Question

# In this problem, you will model the mixing energy of a mixture in a relatively simple...

In this problem, you will model the mixing energy of a mixture in a relatively simple way, in order to relate the existence of a solubility gap to molecular behavior. Consider a mixture of A and B molecules that is ideal in every way but one: the potential energy due to the interaction of neighboring molecules depends upon whether the molecules are alike or different. Let n be the average number of nearest neighbors of any given molecule (perhaps 6 or 8 or 10). Let u0 be the average potential energy associated with the interaction between neighboring molecules that are the same (A-A or B-B), and let uAB be the potential energy associated with the interaction of a neighboring unlike pair (A-B). There are no interactions beyond the range of nearest neighbors; the value of u0 and uAB are independent of the amounts of A and B; and the entropy of mixing is the same as for an ideal solution.

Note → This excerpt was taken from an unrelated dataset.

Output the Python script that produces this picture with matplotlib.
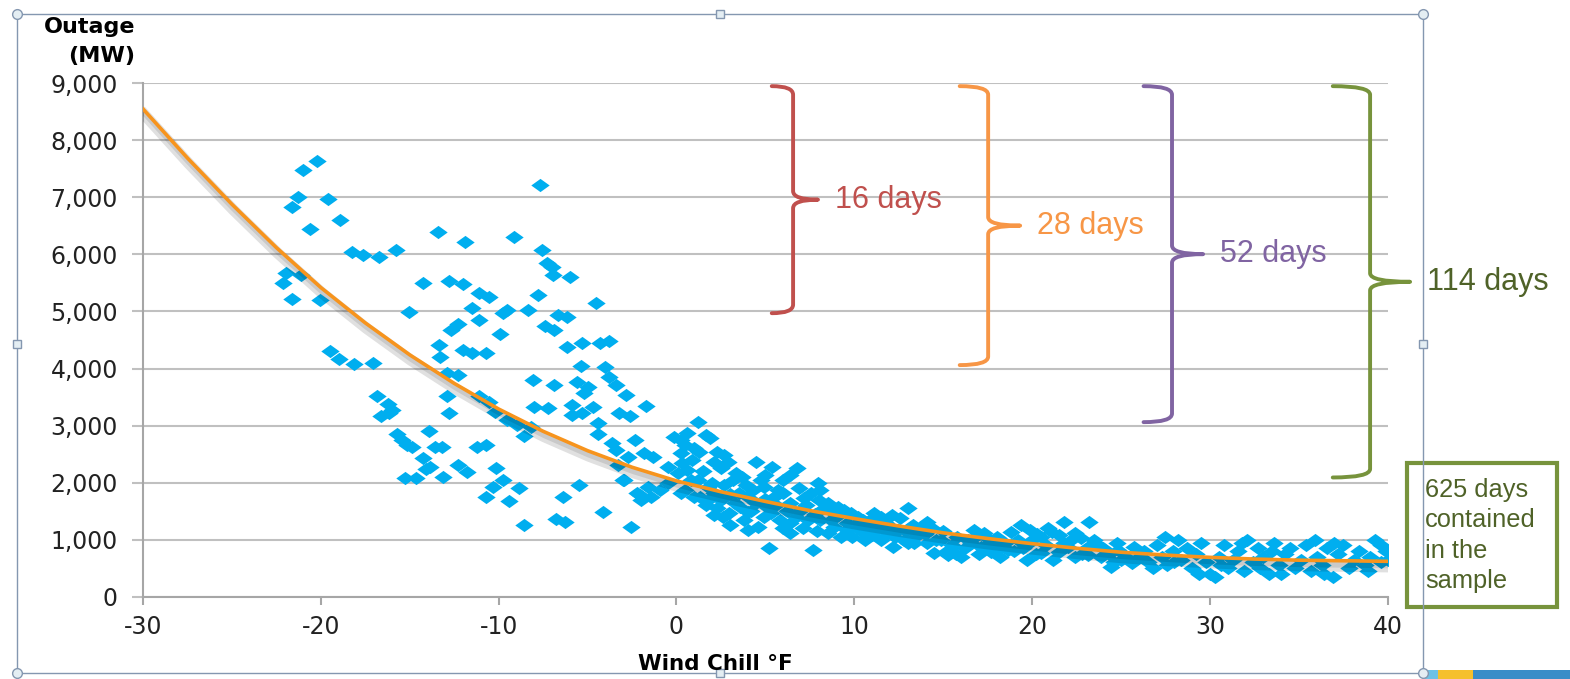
import matplotlib
matplotlib.use("Agg")
from matplotlib import pyplot as plt
from matplotlib.path import Path
from matplotlib.patches import PathPatch, Rectangle
from matplotlib.lines import Line2D
import matplotlib.patheffects as pe

plt.rcParams["axes.unicode_minus"] = False

# %% Data: (wind chill F, outage MW)
cold_points = [
    (-20.98, 7480), (-20.19, 7640), (-21.31, 7010), (-21.61, 6840), (-19.6, 6970),
    (-20.62, 6440), (-18.91, 6600), (-18.26, 6050), (-17.62, 5990), (-16.74, 5960),
    (-15.79, 6070), (-21.96, 5670), (-21.14, 5640), (-22.12, 5500), (-21.61, 5220),
    (-20.03, 5200), (-19.5, 4310), (-19.0, 4160), (-18.12, 4080), (-17.07, 4090),
    (-16.84, 3510), (-16.24, 3380), (-16.0, 3270), (-16.64, 3170), (-16.18, 3220),
    (-15.69, 2860), (-15.45, 2750), (-15.16, 2660), (-14.86, 2630), (-13.94, 2900),
    (-14.27, 2430), (-13.88, 2280), (-14.07, 2230), (-13.58, 2630), (-13.19, 2630),
    (-15.26, 2080), (-14.67, 2080), (-13.13, 2100), (-12.3, 2310), (-11.8, 2190),
    (-11.21, 2630), (-10.72, 2660), (-13.42, 6400), (-11.9, 6220), (-14.27, 5500),
    (-12.79, 5530), (-12.0, 5490), (-15.06, 4990), (-13.38, 4410), (-13.28, 4210),
    (-12.69, 4680), (-12.3, 4780), (-11.11, 5320), (-10.52, 5250), (-11.51, 5060),
    (-11.11, 4850), (-9.93, 4610), (-12.0, 4320), (-11.51, 4270), (-10.72, 4270),
    (-12.89, 3920), (-12.3, 3890), (-12.89, 3510), (-12.79, 3220), (-11.11, 3510),
    (-10.52, 3420), (-10.23, 3240), (-9.54, 5030), (-9.73, 4970), (-9.14, 6300),
    (-8.35, 5030), (-7.76, 5290), (-7.56, 6080), (-7.66, 7210), (-7.27, 5850),
    (-7.0, 5780), (-6.97, 5640), (-5.98, 5610), (-4.51, 5140), (-6.68, 4940),
    (-6.18, 4910), (-7.37, 4750), (-6.87, 4680), (-6.18, 4380), (-5.29, 4450),
    (-4.31, 4440), (-3.81, 4490), (-5.39, 4040), (-4.01, 4030), (-3.81, 3860),
    (-3.42, 3710), (-2.83, 3540), (-5.59, 3770), (-5.0, 3680), (-5.2, 3570),
    (-8.06, 3800), (-6.87, 3710), (-8.0, 3330), (-7.21, 3300), (-5.89, 3360),
    (-5.89, 3190), (-5.29, 3220), (-4.7, 3330), (-4.41, 3040), (-3.22, 3220),
    (-2.63, 3160), (-1.74, 3340), (-4.41, 2860), (-3.62, 2690), (-3.42, 2570),
    (-2.33, 2750), (-8.55, 2810), (-8.16, 2980), (-9.54, 3100), (-8.94, 3010),
    (-10.13, 2250), (-9.73, 2050), (-10.33, 1930), (-10.72, 1750), (-9.44, 1670),
    (-8.85, 1900), (-8.55, 1260), (-6.38, 1750), (-5.49, 1960), (-6.77, 1370),
    (-6.28, 1310), (-4.11, 1490), (-2.53, 1230), (-2.93, 2050), (-2.04, 1780),
    (-3.3, 2310), (-3.0, 2050), (-2.2, 1820), (-2.0, 1690), (-2.75, 2450),
]

mild_points = [
    (-1.85, 2520), (-1.6, 1920), (-1.45, 1750), (-1.3, 2450), (-0.9, 1870),
    (-0.5, 1990), (-0.5, 2270), (-0.15, 2800), (0.07, 2170), (0.25, 2520),
    (0.25, 1820), (0.6, 2870), (0.6, 2220), (1.0, 1750), (1.2, 3060),
    (1.2, 2050), (0.25, 2750), (1.65, 2840), (1.9, 2790), (0.5, 2660),
    (1.0, 2610), (1.25, 2540), (2.3, 2540), (2.65, 2490), (2.1, 2360),
    (2.9, 2360), (2.5, 2260), (4.45, 2360), (5.4, 2280), (5.0, 2140),
    (3.35, 2170), (3.7, 2100), (3.2, 2050), (6.8, 2260), (6.4, 2140),
    (6.0, 2050), (4.75, 2050), (4.9, 1920), (4.3, 1870), (4.0, 1750),
    (3.5, 1820), (5.7, 1870), (6.0, 1820), (5.5, 1750), (7.95, 1990),
    (8.1, 1870), (7.55, 1820), (7.15, 1730), (2.1, 1820), (1.75, 1920),
    (1.35, 1750), (0.8, 2040), (0.5, 1870), (1.65, 1610), (2.3, 1550),
    (2.1, 1430), (2.6, 1400), (2.95, 1470), (3.6, 1570), (4.0, 1480),
    (3.8, 1340), (5.1, 1570), (5.3, 1470), (4.9, 1400), (6.4, 1640),
    (7.0, 1520), (6.7, 1400), (7.4, 1340), (6.4, 1290), (8.5, 1640),
    (9.1, 1570), (9.4, 1520), (8.85, 1470), (9.8, 1470), (10.2, 1400),
    (10.5, 1340), (8.1, 1340), (8.85, 1220), (9.6, 1170), (8.5, 1110),
    (9.25, 1040), (11.1, 1470), (11.5, 1400), (12.1, 1430), (12.6, 1380),
    (13.0, 1550), (10.75, 1220), (11.3, 1170), (11.9, 1110), (12.45, 1170),
    (11.5, 990), (12.2, 870), (13.0, 940), (13.4, 1040), (4.0, 1170),
    (4.6, 1220), (5.2, 850), (6.4, 1110), (7.7, 810), (0.3, 2350),
    (0.9, 2400), (1.5, 2200), (2.0, 2000), (2.7, 1950), (3.0, 1800),
    (3.3, 1650), (3.9, 1950), (4.5, 1650), (5.0, 1720), (5.6, 1600),
    (6.2, 1500), (6.9, 1900), (7.3, 1600), (7.8, 1450), (8.3, 1550),
    (8.7, 1350), (9.6, 1300), (10.0, 1250), (10.4, 1150), (10.9, 1350),
    (11.4, 1250), (11.8, 1300), (12.3, 1050), (12.9, 1150), (13.3, 1250),
    (13.6, 1100), (9.9, 1050), (10.6, 1000), (11.0, 1080), (5.8, 1350),
    (6.0, 1200), (7.1, 1200), (7.9, 1150), (3.0, 1250), (2.5, 1700),
    (1.8, 1700), (4.2, 1500), (8.0, 1700), (9.0, 1400),
]

warm_points = [
    (14.1, 1310), (13.75, 1220), (13.2, 1220), (12.8, 990), (13.35, 940),
    (14.1, 940), (14.9, 990), (14.5, 760), (15.3, 730), (16.0, 690),
    (16.75, 1170), (17.3, 1110), (16.55, 940), (17.1, 870), (17.9, 990),
    (18.25, 870), (17.7, 780), (18.8, 1130), (19.4, 1250), (19.9, 1170),
    (19.2, 990), (19.8, 940), (20.5, 1040), (21.1, 1130), (21.8, 1310),
    (23.2, 1310), (21.5, 1080), (22.4, 1110), (22.75, 1030), (22.0, 870),
    (23.15, 870), (23.7, 900), (23.9, 690), (24.45, 520), (25.0, 640),
    (25.6, 590), (26.1, 690), (26.5, 600), (18.65, 810), (20.5, 760),
    (21.5, 780), (22.4, 690), (23.15, 730), (24.85, 810), (25.75, 870),
    (14.0, 1100), (14.6, 1000), (15.0, 1150), (15.5, 900), (15.8, 1050),
    (16.2, 850), (16.4, 1000), (17.0, 750), (17.6, 950), (18.0, 1050),
    (18.5, 950), (19.0, 800), (19.5, 850), (20.0, 1000), (20.2, 750),
    (20.8, 900), (21.2, 650), (21.8, 950), (22.2, 1000), (22.8, 750),
    (23.5, 1000), (24.0, 850), (24.3, 750), (24.8, 950), (25.3, 700),
    (25.8, 650), (26.3, 800), (15.2, 800), (16.8, 1050), (19.7, 650),
    (12.0, 1200), (14.4, 1200), (18.2, 700), (20.9, 1200), (24.6, 600),
    (20.3, 1100), (17.4, 1050), (15.7, 750),
]

hot_points = [
    (27.0, 900), (27.3, 700), (27.6, 550), (27.9, 800), (28.2, 1000),
    (28.4, 650), (28.7, 850), (29.0, 500), (29.2, 750), (29.5, 950),
    (29.8, 600), (30.0, 400), (30.3, 350), (30.5, 700), (30.8, 900),
    (31.0, 500), (31.3, 650), (31.6, 800), (31.9, 450), (32.1, 1000),
    (32.4, 600), (32.7, 850), (33.0, 700), (33.3, 400), (33.6, 950),
    (33.9, 550), (34.2, 750), (34.5, 850), (34.8, 500), (35.1, 650),
    (35.4, 900), (35.7, 450), (36.0, 700), (36.3, 550), (36.6, 850),
    (36.9, 350), (37.2, 750), (37.5, 900), (37.8, 500), (38.1, 650),
    (38.4, 800), (38.7, 550), (39.0, 700), (39.3, 1000), (39.6, 600),
    (39.9, 800), (40.0, 650), (37.0, 950), (34.0, 400), (31.8, 950),
    (29.4, 400), (28.0, 600), (26.8, 500), (35.9, 1000), (38.9, 450),
    (32.8, 500), (30.6, 550), (36.4, 400), (33.5, 800), (27.5, 1050),
    (39.6, 900),
]

trend_x = [-30, -27.5, -25, -22.5, -20, -17.5, -15, -12.5, -10, -7.5, -5, -2.5,
           0, 2.5, 5, 7.5, 10, 12.5, 15, 17.5, 20, 22.5, 25, 27.5, 30, 32.5,
           35, 37.5, 40]
trend_y = [8550, 7690, 6880, 6120, 5420, 4800, 4240, 3740, 3290, 2900, 2560, 2270,
           2030, 1840, 1670, 1510, 1370, 1240, 1120, 1020, 930, 850, 780, 730,
           690, 660, 640, 630, 620]

bracket_days = ["16 days", "28 days", "52 days", "114 days"]
bracket_floor = [4970, 4060, 3060, 2090]
bracket_top = 8950

yticks = list(range(0, 9001, 1000))
xticks = list(range(-30, 41, 10))

# %% Figure
W, H = 1570, 679
fig = plt.figure(figsize=(W / 100, H / 100), dpi=100)
ax = fig.add_axes([143 / W, 1 - 596.7 / H, (1387.7 - 143) / W, (596.7 - 83.3) / H])

pts = cold_points + mild_points + warm_points + hot_points
xs = [p[0] for p in pts]
ys = [p[1] for p in pts]
diamond = Path([(-1, 0), (0, 0.72), (1, 0), (0, -0.72), (-1, 0)],
               [Path.MOVETO, Path.LINETO, Path.LINETO, Path.LINETO, Path.CLOSEPOLY])
ax.scatter(xs, ys, marker=diamond, s=175, color="#00AEEF", linewidths=0, zorder=3)

ax.plot(trend_x, trend_y, color="#F7941D", lw=2.6, zorder=4,
        path_effects=[pe.SimpleLineShadow(offset=(1, -4), shadow_color="k", alpha=0.12, linewidth=8),
                      pe.SimpleLineShadow(offset=(1, -3), shadow_color="k", alpha=0.10, linewidth=4),
                      pe.Normal()])

ax.set_xlim(-30, 40)
ax.set_ylim(0, 9000)
ax.set_xticks(xticks)
ax.set_yticks(yticks)
ax.set_yticklabels([f"{v:,}" for v in yticks])
ax.grid(axis="y", color="#C0C0C0", lw=1.5)
ax.set_axisbelow(True)
for s in ["top", "right"]:
    ax.spines[s].set_visible(False)
for s in ["left", "bottom"]:
    ax.spines[s].set_color("#A6A6A6")
    ax.spines[s].set_linewidth(1.5)
ax.tick_params(axis="y", direction="out", length=8, width=1.5, color="#C0C0C0",
               pad=10, labelsize=17, labelcolor="#222222")
ax.tick_params(axis="x", direction="out", length=6, width=1.5, color="#A6A6A6",
               pad=7, labelsize=17, labelcolor="#222222")

fig.text(135 / W, 1 - 27 / H, "Outage", ha="right", va="center", fontsize=16, fontweight="bold")
fig.text(135 / W, 1 - 56 / H, "(MW)", ha="right", va="center", fontsize=16, fontweight="bold")
fig.text(715 / W, 1 - 664 / H, "Wind Chill °F", ha="center", va="center", fontsize=15.5, fontweight="bold")

# %% Braces
brace_x = [6.56, 17.53, 27.87, 39.01]
hook_w = [1.2, 1.6, 1.6, 2.1]
tip_w = [1.4, 1.8, 1.75, 2.25]
colors = ["#C0504D", "#F79646", "#8064A2", "#77933C"]
text_colors = ["#C0504D", "#F79646", "#8064A2", "#4F6228"]
ry = 150
for bx, bottom, hw, tw, c, tc, lab in zip(brace_x, bracket_floor, hook_w, tip_w,
                                          colors, text_colors, bracket_days):
    top = bracket_top
    mid = (top + bottom) / 2
    verts = [(bx - hw, top), (bx, top), (bx, top - ry),
             (bx, mid + ry), (bx, mid), (bx + tw, mid),
             (bx, mid), (bx, mid - ry),
             (bx, bottom + ry), (bx, bottom), (bx - hw, bottom)]
    codes = [Path.MOVETO, Path.CURVE3, Path.CURVE3,
             Path.LINETO, Path.CURVE3, Path.CURVE3,
             Path.CURVE3, Path.CURVE3,
             Path.LINETO, Path.CURVE3, Path.CURVE3]
    ax.add_patch(PathPatch(Path(verts, codes), fill=False, edgecolor=c, lw=2.8,
                           capstyle="round", joinstyle="round", clip_on=False, zorder=5))
    ax.annotate(lab, (bx + tw, mid), xytext=(12, 0), textcoords="offset points",
                ha="left", va="center", color=tc, fontsize=22, family="Liberation Sans",
                annotation_clip=False)

# %% Sample note box
fig.add_artist(Rectangle((1407 / W, 1 - 607 / H), 150 / W, 144 / H, transform=fig.transFigure,
                         fill=False, edgecolor="#77933C", lw=3))
for i, line in enumerate(["625 days", "contained", "in the", "sample"]):
    fig.text(1425 / W, 1 - (490 + 30.3 * i) / H, line, ha="left", va="center",
             fontsize=18.3, color="#4F6228", family="Liberation Sans")

# %% Selection frame
fx0, fy0, fx1, fy1 = 17 / W, 1 - 673 / H, 1422.7 / W, 1 - 14 / H
fig.add_artist(Rectangle((fx0, fy0), fx1 - fx0, fy1 - fy0, transform=fig.transFigure,
                         fill=False, edgecolor="#8497B0", lw=1))
for hx, hy in [(fx0, fy0), (fx0, fy1), (fx1, fy0), (fx1, fy1)]:
    fig.add_artist(Line2D([hx], [hy], marker="o", markersize=7, mfc="#E4EEF3", mec="#8497B0",
                          mew=1, transform=fig.transFigure))
for hx, hy in [((fx0 + fx1) / 2, fy0), ((fx0 + fx1) / 2, fy1), (fx0, (fy0 + fy1) / 2), (fx1, (fy0 + fy1) / 2)]:
    fig.add_artist(Line2D([hx], [hy], marker="s", markersize=5.5, mfc="#E4EEF3", mec="#8497B0",
                          mew=1, transform=fig.transFigure))

# bottom-right colour strip
for x0, x1, c in [(1425, 1438, "#6EC1E4"), (1438, 1473, "#F5C02C"), (1473, 1570, "#3A8DC8")]:
    fig.add_artist(Rectangle((x0 / W, 0), (x1 - x0) / W, 9 / H, transform=fig.transFigure,
                             color=c, lw=0))

fig.savefig("out.png", dpi=100)
plt.close(fig)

A) Show that when the system is unmixed, the toal potential energy due to all neighbor-neighbor interactions is ½ Nu0. (Hint: Be sure to count each neighboring pair only once)

B) Find a formula for the total potential energy when the system is mixed, in terms of x, the fraction of B. (Assume that the mixing is totally random)

C) Subtract the results of part a and b to obtain the change in energy upon mixing. Simplify the results as much as possible; you should obtain an expression proportional to x(1-x). Sketch this function vs. x for both possible signs of uAB-uo.

D) Show that the slope of the mixing energy function is finite at both end-points, unlike the slope of the mixing entropy function.

E) For the case uAB>u0, plot a graph of the Gibbs free energy of this system vs x at several temperatures. Discuss

F) Find an expression for the maximum temperature at which the system has a solubility gap.

G) Make a rough estimate of uAB-uo for a liquid mixture that has a solubility gap below 100 °C.

H) Plot the phase diagram (T vs x) for this system.